> _Aim of the task_
Retype nothing but the lines from the start of the material up to and including the line with "const yTitle = 'FES-I';". Pictures don't belong in the copy.

|---|

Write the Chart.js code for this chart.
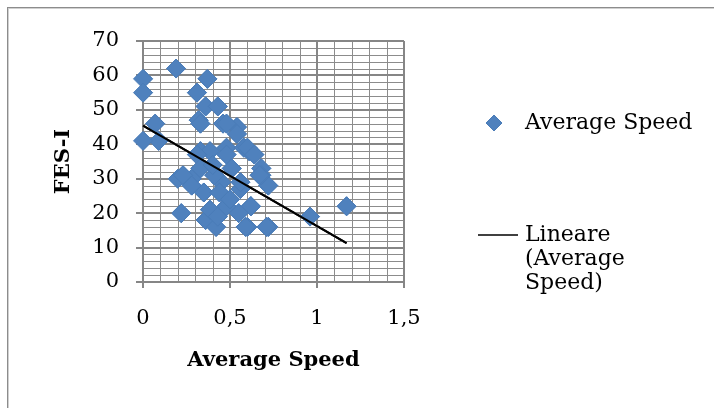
<!DOCTYPE html>
<html>
<head>
<meta charset="utf-8">
<script src="https://cdn.jsdelivr.net/npm/chart.js@4.4.1/dist/chart.umd.min.js"></script>
<style>
  html, body { margin: 0; padding: 0; background: #ffffff; }
  #wrap { position: relative; width: 714px; height: 408px; overflow: hidden; background: #fff; }
  #frame { position: absolute; left: 7px; top: 7px; width: 760px; height: 460px;
           border-left: 1px solid #8c8c8c; border-top: 1px solid #8c8c8c;
           box-shadow: inset 1px 1px 0 #d0d0d0; }
  #c { position: absolute; left: 0; top: 0; }
</style>
</head>
<body>
<div id="wrap">
  <div id="frame"></div>
  <canvas id="c" width="714" height="408"></canvas>
</div>
<script>
// ---- data ----
const speedX = [0, 0, 0.19, 0.37, 0.31, 0.07, 0.09, 0, 0.36, 0.43, 0.32, 0.33, 0.46, 0.54,
  0.33, 0.48, 0.58, 0.68, 0.72, 0.68, 1.17, 0.96, 0.72, 0.62, 0.60, 0.61, 0.22, 0.20,
  0.28, 0.35, 0.36, 0.42, 0.45, 0.48, 0.55, 0.59, 0.62, 0.71, 0.67, 0.56, 0.385, 0.43,
  0.48, 0.54, 0.385, 0.48, 0.60, 0.64, 0.31, 0.23, 0.33, 0.41, 0.51, 0.56, 0.35, 0.44,
  0.28, 0.40, 0.50];
const fesY = [59, 55, 62, 59, 55, 46, 41, 41, 51, 51, 47, 46, 46, 45,
  38, 39, 39, 33, 28, 31, 22, 19, 16, 22, 16, 38, 20, 30,
  30, 26, 18, 16, 29, 22, 20, 16, 22, 16, 31, 27, 21, 19,
  46, 43, 38, 37, 39, 37, 37, 31, 33, 31, 33, 29, 26, 26,
  28, 34, 24];
const trendX = [0, 1.17];
const trendY = [45.4, 11.3];
const xTicks = [0, 0.5, 1, 1.5];
const xTickLabels = ['0', '0,5', '1', '1,5'];
const yTicks = [0, 10, 20, 30, 40, 50, 60, 70];
const yTickLabels = ['0', '10', '20', '30', '40', '50', '60', '70'];
const seriesLabel = 'Average Speed';
const trendLabel = ['Lineare', '(Average', 'Speed)'];
const xTitle = 'Average Speed';
const yTitle = 'FES-I';

// ---- styling ----
const FONT = '"DejaVu Serif", "Liberation Serif", serif';
const BLUE = '#4f81bd';
const BLUE_EDGE = '#4a7cb8';
const MAJOR = '#868686';
const MINOR = '#8c8c8c';

function near(v, arr) {
  const n = Number(v);
  for (let i = 0; i < arr.length; i++) if (Math.abs(n - arr[i]) < 1e-6) return i;
  return -1;
}

// grid lines and tick marks, placed through the chart's own scales
function drawGrid(chart) {
  const ctx = chart.ctx;
  const xs = chart.scales.x, ys = chart.scales.y;
  const left = Math.round(xs.getPixelForValue(xs.min)), right = Math.round(xs.getPixelForValue(xs.max));
  const bottom = Math.round(ys.getPixelForValue(ys.min)), top = Math.round(ys.getPixelForValue(ys.max));
  const xVals = [], yVals = [];
  for (let i = 0; i < xs.ticks.length; i++) xVals.push(xs.ticks[i].value);
  for (let i = 0; i < ys.ticks.length; i++) yVals.push(ys.ticks[i].value);
  ctx.save();
  ctx.globalCompositeOperation = 'source-over';
  [false, true].forEach(function (major) {
    ctx.strokeStyle = major ? MAJOR : MINOR;
    ctx.lineWidth = major ? 2 : 1;
    const off = major ? 0 : 0.5;
    xVals.forEach(function (v) {
      if ((near(v, xTicks) >= 0) !== major) return;
      const px = Math.round(xs.getPixelForValue(v)) + off;
      ctx.beginPath();
      ctx.moveTo(px, top);
      ctx.lineTo(px, bottom + (major ? 6 : 0));
      ctx.stroke();
    });
    yVals.forEach(function (v) {
      if ((near(v, yTicks) >= 0) !== major) return;
      const py = Math.round(ys.getPixelForValue(v)) + off;
      ctx.beginPath();
      ctx.moveTo(left - (major ? 7 : 0), py);
      ctx.lineTo(right, py);
      ctx.stroke();
    });
  });
  ctx.restore();
}

function drawLegend(chart) {
  const ctx = chart.ctx;
  ctx.save();
  const dx = 494, dy = 123, r = 8;
  ctx.beginPath();
  ctx.moveTo(dx - r, dy); ctx.lineTo(dx, dy - r); ctx.lineTo(dx + r, dy); ctx.lineTo(dx, dy + r);
  ctx.closePath();
  ctx.fillStyle = BLUE; ctx.fill();
  ctx.strokeStyle = BLUE_EDGE; ctx.lineWidth = 1; ctx.stroke();
  ctx.font = '22px ' + FONT;
  ctx.fillStyle = '#000';
  ctx.textBaseline = 'middle';
  ctx.textAlign = 'left';
  ctx.fillText(chart.data.datasets[0].label, 525, 123);
  ctx.beginPath();
  ctx.moveTo(478, 235); ctx.lineTo(518, 235);
  ctx.strokeStyle = '#000'; ctx.lineWidth = 1.5; ctx.stroke();
  const lines = chart.data.datasets[1].legendLines;
  lines.forEach(function (t, i) { ctx.fillText(t, 525, 235 + i * 24); });
  ctx.restore();
}

const decorPlugin = {
  id: 'decor',
  afterDatasetsDraw(chart) {
    drawGrid(chart);
    // the marks go back on top of the grid, drawn again by their own controllers
    const metas = chart.getSortedVisibleDatasetMetas();
    for (let i = metas.length - 1; i >= 0; --i) metas[i].controller.draw();
  },
  afterDraw(chart) {
    drawLegend(chart);
  }
};

new Chart(document.getElementById('c'), {
  type: 'scatter',
  data: {
    datasets: [
      {
        label: seriesLabel,
        data: speedX.map(function (x, i) { return { x: x, y: fesY[i] }; }),
        pointStyle: 'rectRot',
        pointRadius: 9.5,
        pointHoverRadius: 9.5,
        backgroundColor: BLUE,
        borderColor: BLUE_EDGE,
        borderWidth: 1,
        order: 2
      },
      {
        label: trendLabel.join(' '),
        legendLines: trendLabel,
        type: 'line',
        data: trendX.map(function (x, i) { return { x: x, y: trendY[i] }; }),
        borderColor: '#000000',
        borderWidth: 2,
        pointRadius: 0,
        showLine: true,
        fill: false,
        order: 1
      }
    ]
  },
  options: {
    responsive: false,
    devicePixelRatio: 1,
    animation: false,
    events: [],
    layout: { padding: { left: 0, top: 41, right: 310, bottom: 0 } },
    plugins: { legend: { display: false }, tooltip: { enabled: false } },
    scales: {
      x: {
        type: 'linear',
        min: 0, max: 1.5,
        afterFit: function (s) { s.height = 126; },
        ticks: {
          stepSize: 0.1, autoSkip: false, maxRotation: 0, padding: 18,
          color: '#000', font: { family: FONT, size: 21 },
          callback: function (v) { const i = near(v, xTicks); return i >= 0 ? xTickLabels[i] : ''; }
        },
        grid: { display: false, tickLength: 6 },
        border: { display: false },
        title: {
          display: true, text: xTitle, color: '#000',
          font: { family: FONT, size: 21, weight: 'bold' },
          padding: { top: 0, bottom: 35 }
        }
      },
      y: {
        type: 'linear',
        min: 0, max: 70,
        afterFit: function (s) { s.width = 143; },
        ticks: {
          stepSize: 2, autoSkip: false, padding: 17,
          color: '#000', font: { family: FONT, size: 21 },
          callback: function (v) { const i = near(v, yTicks); return i >= 0 ? yTickLabels[i] : ''; }
        },
        grid: { display: false, tickLength: 7 },
        border: { display: false },
        title: {
          display: true, text: yTitle, color: '#000',
          font: { family: FONT, size: 21, weight: 'bold' },
          padding: { top: 51, bottom: 0 }
        }
      }
    }
  },
  plugins: [decorPlugin]
});
</script>
</body>
</html>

|---|

> _Written reply_
Write the Chart.js code for this chart.
<!DOCTYPE html>
<html>
<head>
<meta charset="utf-8">
<script src="https://cdn.jsdelivr.net/npm/chart.js@4.4.1/dist/chart.umd.min.js"></script>
<style>
  html, body { margin: 0; padding: 0; background: #ffffff; }
  #wrap { position: relative; width: 714px; height: 408px; overflow: hidden; background: #fff; }
  #frame { position: absolute; left: 7px; top: 7px; width: 760px; height: 460px;
           border-left: 1px solid #8c8c8c; border-top: 1px solid #8c8c8c;
           box-shadow: inset 1px 1px 0 #d0d0d0; }
  #c { position: absolute; left: 0; top: 0; }
</style>
</head>
<body>
<div id="wrap">
  <div id="frame"></div>
  <canvas id="c" width="714" height="408"></canvas>
</div>
<script>
// ---- data ----
const speedX = [0, 0, 0.19, 0.37, 0.31, 0.07, 0.09, 0, 0.36, 0.43, 0.32, 0.33, 0.46, 0.54,
  0.33, 0.48, 0.58, 0.68, 0.72, 0.68, 1.17, 0.96, 0.72, 0.62, 0.60, 0.61, 0.22, 0.20,
  0.28, 0.35, 0.36, 0.42, 0.45, 0.48, 0.55, 0.59, 0.62, 0.71, 0.67, 0.56, 0.385, 0.43,
  0.48, 0.54, 0.385, 0.48, 0.60, 0.64, 0.31, 0.23, 0.33, 0.41, 0.51, 0.56, 0.35, 0.44,
  0.28, 0.40, 0.50];
const fesY = [59, 55, 62, 59, 55, 46, 41, 41, 51, 51, 47, 46, 46, 45,
  38, 39, 39, 33, 28, 31, 22, 19, 16, 22, 16, 38, 20, 30,
  30, 26, 18, 16, 29, 22, 20, 16, 22, 16, 31, 27, 21, 19,
  46, 43, 38, 37, 39, 37, 37, 31, 33, 31, 33, 29, 26, 26,
  28, 34, 24];
const trendX = [0, 1.17];
const trendY = [45.4, 11.3];
const xTicks = [0, 0.5, 1, 1.5];
const xTickLabels = ['0', '0,5', '1', '1,5'];
const yTicks = [0, 10, 20, 30, 40, 50, 60, 70];
const yTickLabels = ['0', '10', '20', '30', '40', '50', '60', '70'];
const seriesLabel = 'Average Speed';
const trendLabel = ['Lineare', '(Average', 'Speed)'];
const xTitle = 'Average Speed';
const yTitle = 'FES-I';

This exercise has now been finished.